In India, putting women's voices to press

More than 20 years ago, a group of Indian women, concerned that women's rights narratives were going unheard, founded their own feminist publishing house that still pushes boundaries today.

September 28, 2011

• A local, slice-of-life story from a Monitor correspondent.

As India wrestles with female infanticide and other issues related to women’s rights, one publisher has been pushing to get female voices heard.

Go beyond a strip of high-end boutiques in Delhi, into an alley past a cow resting beneath a tarp, and climb up the stairs of a nondescript building. There, titles from the publisher Zubaan (meaning “tongue” or “language” in Hindi) are stacked on towering shelves.

The nonprofit imprint sprang from Kali for Women, India’s first feminist publishing outfit established more than 20 years ago.

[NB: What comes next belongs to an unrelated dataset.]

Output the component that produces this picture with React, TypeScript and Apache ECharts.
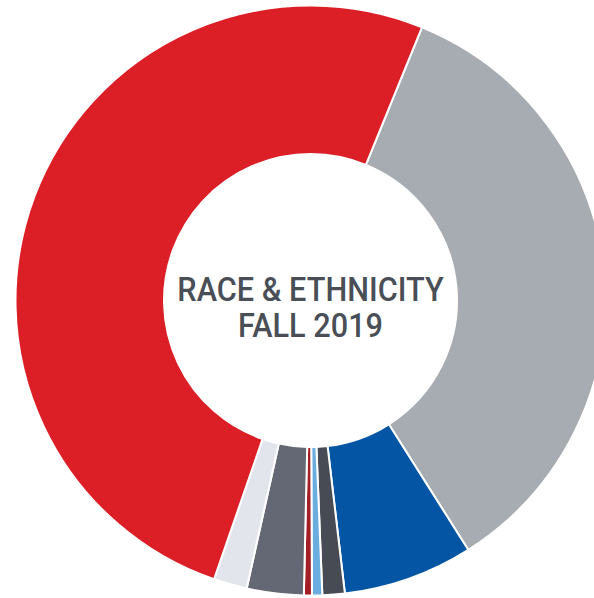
import React, { useEffect, useRef } from "react";
import * as echarts from "echarts";

const categories = [
  "White",
  "Asian",
  "Black or African American",
  "Native Hawaiian or Pacific Islander",
  "American Indian or Alaska Native",
  "Two or More Races",
  "Unknown",
  "Hispanic or Latino",
];
const values = [34.85, 7.12, 1.22, 0.56, 0.44, 3.11, 1.83, 50.86];
const colors = [
  "#a6acb1",
  "#0455a4",
  "#474b53",
  "#6aaee0",
  "#a31f25",
  "#636874",
  "#e2e6ec",
  "#dc1f26",
];
const titleLines = ["RACE & ETHNICITY", "FALL 2019"];

export default function App() {
  const ref = useRef<HTMLDivElement>(null);
  useEffect(() => {
    if (!ref.current) return;
    const chart = echarts.init(ref.current, null, { renderer: "svg" });
    const cx = 310.5;
    const cy = 300.5;
    const font = "500 33px Roboto, 'DejaVu Sans Condensed', sans-serif";
    chart.setOption({
      animation: false,
      backgroundColor: "#ffffff",
      series: [
        {
          type: "pie",
          center: [cx, cy],
          radius: [146.5, 295],
          startAngle: 67.8,
          clockwise: true,
          label: { show: false },
          labelLine: { show: false },
          emphasis: { disabled: true },
          itemStyle: { borderColor: "#ffffff", borderWidth: 2 },
          data: categories.map((name, i) => ({
            name,
            value: values[i],
            itemStyle: { color: colors[i] },
          })),
        },
      ],
      graphic: [
        {
          type: "text",
          x: cx,
          y: 290,
          scaleX: 0.93,
          style: {
            text: titleLines[0],
            fill: "#4a4f57",
            font,
            textAlign: "center",
            textVerticalAlign: "middle",
          },
        },
        {
          type: "text",
          x: cx,
          y: 326,
          scaleX: 0.93,
          style: {
            text: titleLines[1],
            fill: "#4a4f57",
            font,
            textAlign: "center",
            textVerticalAlign: "middle",
          },
        },
      ],
    });
    return () => chart.dispose();
  }, []);
  return (
    <div
      ref={ref}
      style={{ position: "absolute", left: 0, top: 0, width: 594, height: 598 }}
    />
  );
}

Zubaan has published books that its founders say would not otherwise see the light of day.

From the narratives of domestic-violence victims and women in India’s troubled zones to the stories of far-off villages and prostitutes, Zubaan has tried to cover the spectrum of Indian women’s voices. That has resulted in dozens of historical and academic texts, novels, autobiographies, and other nonfiction works in English, Hindi, and additional Indian languages. The enterprise is not always profitable, and sometimes critics find the content of the books too marginal. Yet founder Urvashi Butalia, a well-known figure in India’s women’s movement, says all women have something important to say and listening to them can lead to a “better world.”